EXTRACTED MATERIAL>

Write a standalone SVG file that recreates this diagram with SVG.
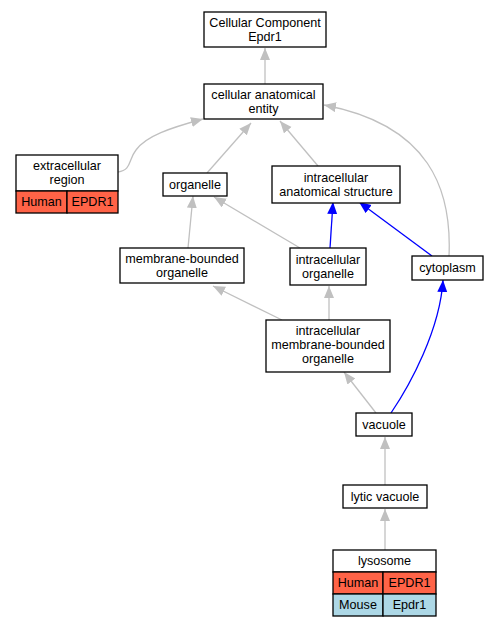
<svg xmlns="http://www.w3.org/2000/svg" width="497" height="627" viewBox="0 0 497 627">
<defs>
<marker id="ag" markerUnits="userSpaceOnUse" markerWidth="14" markerHeight="12" refX="12" refY="5" orient="auto"><path d="M0,0 L12,5 L0,10 Z" fill="#c0c0c0"/></marker>
<marker id="ab" markerUnits="userSpaceOnUse" markerWidth="14" markerHeight="12" refX="12" refY="5" orient="auto"><path d="M0,0 L12,5 L0,10 Z" fill="#0000ff"/></marker>
<style>
.n rect{fill:#fff;stroke:#000;stroke-width:1.3}
text{font-family:"Liberation Sans",Arial,sans-serif;font-size:12.6px;text-anchor:middle;fill:#000}
.g{fill:none;stroke:#c0c0c0;stroke-width:1.3;marker-end:url(#ag)}
.b{fill:none;stroke:#0000ff;stroke-width:1.3;marker-end:url(#ab)}
.hu{fill:#ff6347!important}
.mo{fill:#add8e6!important}
</style>
</defs>
<rect width="497" height="627" fill="#fff"/>
<g id="edges">
<path class="g" d="M265,84 L265,48"/>
<path class="g" d="M118,172 C132,170 128,160 136,150 C146,136 170,128 203,119"/>
<path class="g" d="M207,173 L251,123"/>
<path class="g" d="M318,166 L280,121"/>
<path class="g" d="M449,256 C452,190 430,125 324,105"/>
<path class="g" d="M188,248 L193,196"/>
<path class="g" d="M300,248 L214,197"/>
<path class="b" d="M330,248 L333,202"/>
<path class="b" d="M432,256 L359,202"/>
<path class="g" d="M282,320 L213,286"/>
<path class="g" d="M329,320 L329,286"/>
<path class="g" d="M376,413 L344,372"/>
<path class="b" d="M391,413 C410,385 440,330 443,280"/>
<path class="g" d="M385,485 L385,437"/>
<path class="g" d="M385,550 L385,509"/>
</g>
<g id="n_cc" class="n"><rect x="204" y="12" width="122" height="35"/><text x="265" y="27">Cellular Component</text><text x="265" y="41">Epdr1</text></g>
<g id="n_cae" class="n"><rect x="204" y="84" width="119" height="35"/><text x="263.5" y="99">cellular anatomical</text><text x="263.5" y="113">entity</text></g>
<g id="n_er" class="n"><rect x="16" y="155" width="102" height="36"/><text x="67" y="170">extracellular</text><text x="67" y="184">region</text><rect class="hu" x="16" y="191" width="51" height="22"/><text x="41.5" y="206">Human</text><rect class="hu" x="67" y="191" width="51" height="22"/><text x="92.5" y="206">EPDR1</text></g>
<g id="n_org" class="n"><rect x="163" y="173" width="64" height="23"/><text x="195" y="189">organelle</text></g>
<g id="n_ias" class="n"><rect x="272" y="166" width="128" height="37"/><text x="336" y="182">intracellular</text><text x="336" y="196">anatomical structure</text></g>
<g id="n_mbo" class="n"><rect x="120" y="248" width="124" height="35"/><text x="182" y="263">membrane-bounded</text><text x="182" y="277">organelle</text></g>
<g id="n_io" class="n"><rect x="290" y="248" width="76" height="37"/><text x="328" y="264">intracellular</text><text x="328" y="278">organelle</text></g>
<g id="n_cyt" class="n"><rect x="412" y="256" width="71" height="24"/><text x="447.5" y="272">cytoplasm</text></g>
<g id="n_imbo" class="n"><rect x="266" y="320" width="124" height="52"/><text x="328" y="335">intracellular</text><text x="328" y="349">membrane-bounded</text><text x="328" y="363">organelle</text></g>
<g id="n_vac" class="n"><rect x="356" y="413" width="56" height="23"/><text x="384" y="429">vacuole</text></g>
<g id="n_lv" class="n"><rect x="343" y="485" width="84" height="23"/><text x="385" y="501">lytic vacuole</text></g>
<g id="n_lys" class="n"><rect x="333" y="550" width="103" height="22"/><text x="384.5" y="565">lysosome</text><rect class="hu" x="333" y="572" width="50" height="22"/><text x="358" y="587">Human</text><rect class="hu" x="383" y="572" width="53" height="22"/><text x="409.5" y="587">EPDR1</text><rect class="mo" x="333" y="594" width="50" height="22"/><text x="358" y="609">Mouse</text><rect class="mo" x="383" y="594" width="53" height="22"/><text x="409.5" y="609">Epdr1</text></g>
</svg>
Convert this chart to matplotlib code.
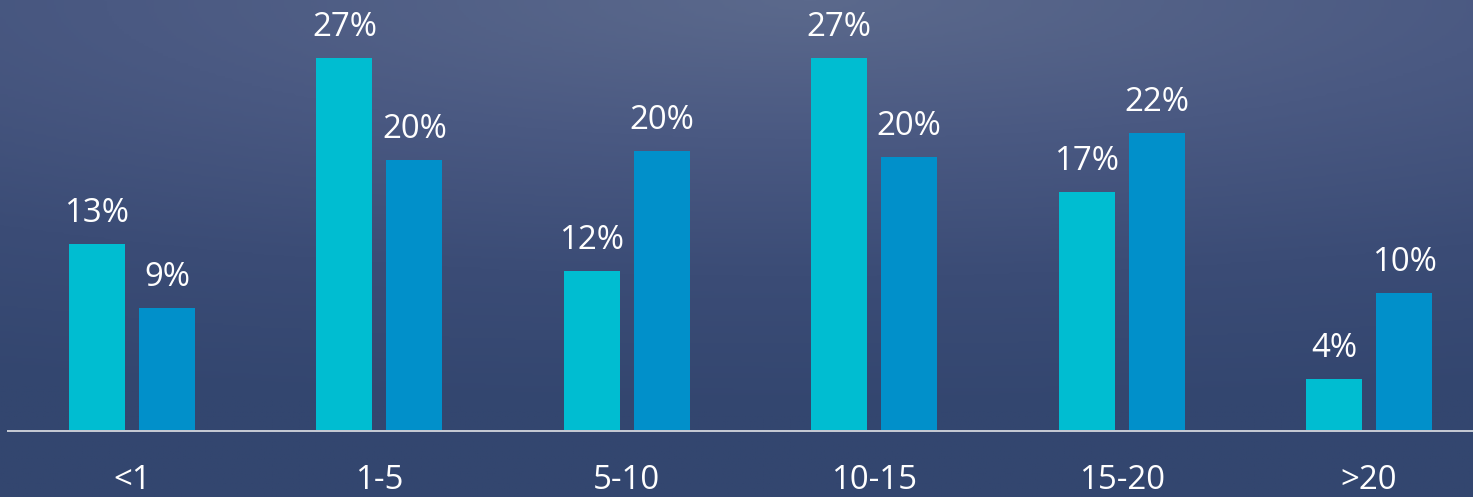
import numpy as np
import matplotlib.pyplot as plt
from matplotlib.colors import LinearSegmentedColormap

# years of experience groups, two series
categories = ['<1', '1-5', '5-10', '10-15', '15-20', '>20']
series_a = [13.5, 27.0, 11.6, 27.0, 17.3, 3.8]
series_b = [8.9, 19.6, 20.3, 19.8, 21.6, 10.0]
labels_a = ['13%', '27%', '12%', '27%', '17%', '4%']
labels_b = ['9%', '20%', '20%', '20%', '22%', '10%']

color_a = '#00bdd1'
color_b = '#0190ca'
font = 'Open Sans'

W, H = 1473, 497
fig = plt.figure(figsize=(W / 72, H / 72), dpi=72)

# background: dark navy, a bit lighter towards the top centre
bg = fig.add_axes([0, 0, 1, 1], zorder=0)
yy, xx = np.mgrid[0:1:200j, 0:1:600j]
d = np.sqrt(((xx - 0.55) * 0.7) ** 2 + (yy * 1.2) ** 2)
cmap = LinearSegmentedColormap.from_list('bg', ['#5b698c', '#4a5982', '#3b4c76', '#33466f'])
bg.imshow(np.clip(d, 0, 1), cmap=cmap, aspect='auto', extent=[0, 1, 1, 0], vmin=0, vmax=1)
bg.set_axis_off()

# plot axes: baseline at y=431px, 27% bar top at 58px
left = 8 / W
bottom = (H - 431) / H
ax = fig.add_axes([left, bottom, 1 - left, 431 / H], zorder=1)
ax.patch.set_alpha(0)

x = np.arange(len(categories))
w = 0.226
off = 0.283 / 2
bars_a = ax.bar(x - off, series_a, w, color=color_a)
bars_b = ax.bar(x + off, series_b, w, color=color_b)

px = 373 / 27.0  # pixels per percent
ax.set_ylim(0, 431 / px)
ax.set_xlim(-124 / 247.4, (W - 132) / 247.4)

for bars, labs in [(bars_a, labels_a), (bars_b, labels_b)]:
    for b, t in zip(bars, labs):
        ax.text(b.get_x() + b.get_width() / 2, b.get_height() + 22 / px, t,
                ha='center', va='baseline', color='white', fontsize=33, family=font)

for s in ['top', 'right', 'left']:
    ax.spines[s].set_visible(False)
ax.spines['bottom'].set_color('#c3c8d2')
ax.spines['bottom'].set_linewidth(2)
ax.set_yticks([])
ax.set_xticks(x)
ax.set_xticklabels(categories, fontsize=33, color='white', family=font)
ax.tick_params(axis='x', length=0, pad=33)

fig.savefig('out.png', dpi=72)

DIRECTIONS>
Reproduce the material above in full and without alteration, but skip all pictures.

COMPLETED EXERCISE>
Write a standalone SVG file that recreates this diagram with SVG.
<svg xmlns="http://www.w3.org/2000/svg" width="497" height="627" viewBox="0 0 497 627">
<defs>
<marker id="ag" markerUnits="userSpaceOnUse" markerWidth="14" markerHeight="12" refX="12" refY="5" orient="auto"><path d="M0,0 L12,5 L0,10 Z" fill="#c0c0c0"/></marker>
<marker id="ab" markerUnits="userSpaceOnUse" markerWidth="14" markerHeight="12" refX="12" refY="5" orient="auto"><path d="M0,0 L12,5 L0,10 Z" fill="#0000ff"/></marker>
<style>
.n rect{fill:#fff;stroke:#000;stroke-width:1.3}
text{font-family:"Liberation Sans",Arial,sans-serif;font-size:12.6px;text-anchor:middle;fill:#000}
.g{fill:none;stroke:#c0c0c0;stroke-width:1.3;marker-end:url(#ag)}
.b{fill:none;stroke:#0000ff;stroke-width:1.3;marker-end:url(#ab)}
.hu{fill:#ff6347!important}
.mo{fill:#add8e6!important}
</style>
</defs>
<rect width="497" height="627" fill="#fff"/>
<g id="edges">
<path class="g" d="M265,84 L265,48"/>
<path class="g" d="M118,172 C132,170 128,160 136,150 C146,136 170,128 203,119"/>
<path class="g" d="M207,173 L251,123"/>
<path class="g" d="M318,166 L280,121"/>
<path class="g" d="M449,256 C452,190 430,125 324,105"/>
<path class="g" d="M188,248 L193,196"/>
<path class="g" d="M300,248 L214,197"/>
<path class="b" d="M330,248 L333,202"/>
<path class="b" d="M432,256 L359,202"/>
<path class="g" d="M282,320 L213,286"/>
<path class="g" d="M329,320 L329,286"/>
<path class="g" d="M376,413 L344,372"/>
<path class="b" d="M391,413 C410,385 440,330 443,280"/>
<path class="g" d="M385,485 L385,437"/>
<path class="g" d="M385,550 L385,509"/>
</g>
<g id="n_cc" class="n"><rect x="204" y="12" width="122" height="35"/><text x="265" y="27">Cellular Component</text><text x="265" y="41">Epdr1</text></g>
<g id="n_cae" class="n"><rect x="204" y="84" width="119" height="35"/><text x="263.5" y="99">cellular anatomical</text><text x="263.5" y="113">entity</text></g>
<g id="n_er" class="n"><rect x="16" y="155" width="102" height="36"/><text x="67" y="170">extracellular</text><text x="67" y="184">region</text><rect class="hu" x="16" y="191" width="51" height="22"/><text x="41.5" y="206">Human</text><rect class="hu" x="67" y="191" width="51" height="22"/><text x="92.5" y="206">EPDR1</text></g>
<g id="n_org" class="n"><rect x="163" y="173" width="64" height="23"/><text x="195" y="189">organelle</text></g>
<g id="n_ias" class="n"><rect x="272" y="166" width="128" height="37"/><text x="336" y="182">intracellular</text><text x="336" y="196">anatomical structure</text></g>
<g id="n_mbo" class="n"><rect x="120" y="248" width="124" height="35"/><text x="182" y="263">membrane-bounded</text><text x="182" y="277">organelle</text></g>
<g id="n_io" class="n"><rect x="290" y="248" width="76" height="37"/><text x="328" y="264">intracellular</text><text x="328" y="278">organelle</text></g>
<g id="n_cyt" class="n"><rect x="412" y="256" width="71" height="24"/><text x="447.5" y="272">cytoplasm</text></g>
<g id="n_imbo" class="n"><rect x="266" y="320" width="124" height="52"/><text x="328" y="335">intracellular</text><text x="328" y="349">membrane-bounded</text><text x="328" y="363">organelle</text></g>
<g id="n_vac" class="n"><rect x="356" y="413" width="56" height="23"/><text x="384" y="429">vacuole</text></g>
<g id="n_lv" class="n"><rect x="343" y="485" width="84" height="23"/><text x="385" y="501">lytic vacuole</text></g>
<g id="n_lys" class="n"><rect x="333" y="550" width="103" height="22"/><text x="384.5" y="565">lysosome</text><rect class="hu" x="333" y="572" width="50" height="22"/><text x="358" y="587">Human</text><rect class="hu" x="383" y="572" width="53" height="22"/><text x="409.5" y="587">EPDR1</text><rect class="mo" x="333" y="594" width="50" height="22"/><text x="358" y="609">Mouse</text><rect class="mo" x="383" y="594" width="53" height="22"/><text x="409.5" y="609">Epdr1</text></g>
</svg>
Convert this chart to matplotlib code.
import numpy as np
import matplotlib.pyplot as plt
from matplotlib.colors import LinearSegmentedColormap

# years of experience groups, two series
categories = ['<1', '1-5', '5-10', '10-15', '15-20', '>20']
series_a = [13.5, 27.0, 11.6, 27.0, 17.3, 3.8]
series_b = [8.9, 19.6, 20.3, 19.8, 21.6, 10.0]
labels_a = ['13%', '27%', '12%', '27%', '17%', '4%']
labels_b = ['9%', '20%', '20%', '20%', '22%', '10%']

color_a = '#00bdd1'
color_b = '#0190ca'
font = 'Open Sans'

W, H = 1473, 497
fig = plt.figure(figsize=(W / 72, H / 72), dpi=72)

# background: dark navy, a bit lighter towards the top centre
bg = fig.add_axes([0, 0, 1, 1], zorder=0)
yy, xx = np.mgrid[0:1:200j, 0:1:600j]
d = np.sqrt(((xx - 0.55) * 0.7) ** 2 + (yy * 1.2) ** 2)
cmap = LinearSegmentedColormap.from_list('bg', ['#5b698c', '#4a5982', '#3b4c76', '#33466f'])
bg.imshow(np.clip(d, 0, 1), cmap=cmap, aspect='auto', extent=[0, 1, 1, 0], vmin=0, vmax=1)
bg.set_axis_off()

# plot axes: baseline at y=431px, 27% bar top at 58px
left = 8 / W
bottom = (H - 431) / H
ax = fig.add_axes([left, bottom, 1 - left, 431 / H], zorder=1)
ax.patch.set_alpha(0)

x = np.arange(len(categories))
w = 0.226
off = 0.283 / 2
bars_a = ax.bar(x - off, series_a, w, color=color_a)
bars_b = ax.bar(x + off, series_b, w, color=color_b)

px = 373 / 27.0  # pixels per percent
ax.set_ylim(0, 431 / px)
ax.set_xlim(-124 / 247.4, (W - 132) / 247.4)

for bars, labs in [(bars_a, labels_a), (bars_b, labels_b)]:
    for b, t in zip(bars, labs):
        ax.text(b.get_x() + b.get_width() / 2, b.get_height() + 22 / px, t,
                ha='center', va='baseline', color='white', fontsize=33, family=font)

for s in ['top', 'right', 'left']:
    ax.spines[s].set_visible(False)
ax.spines['bottom'].set_color('#c3c8d2')
ax.spines['bottom'].set_linewidth(2)
ax.set_yticks([])
ax.set_xticks(x)
ax.set_xticklabels(categories, fontsize=33, color='white', family=font)
ax.tick_params(axis='x', length=0, pad=33)

fig.savefig('out.png', dpi=72)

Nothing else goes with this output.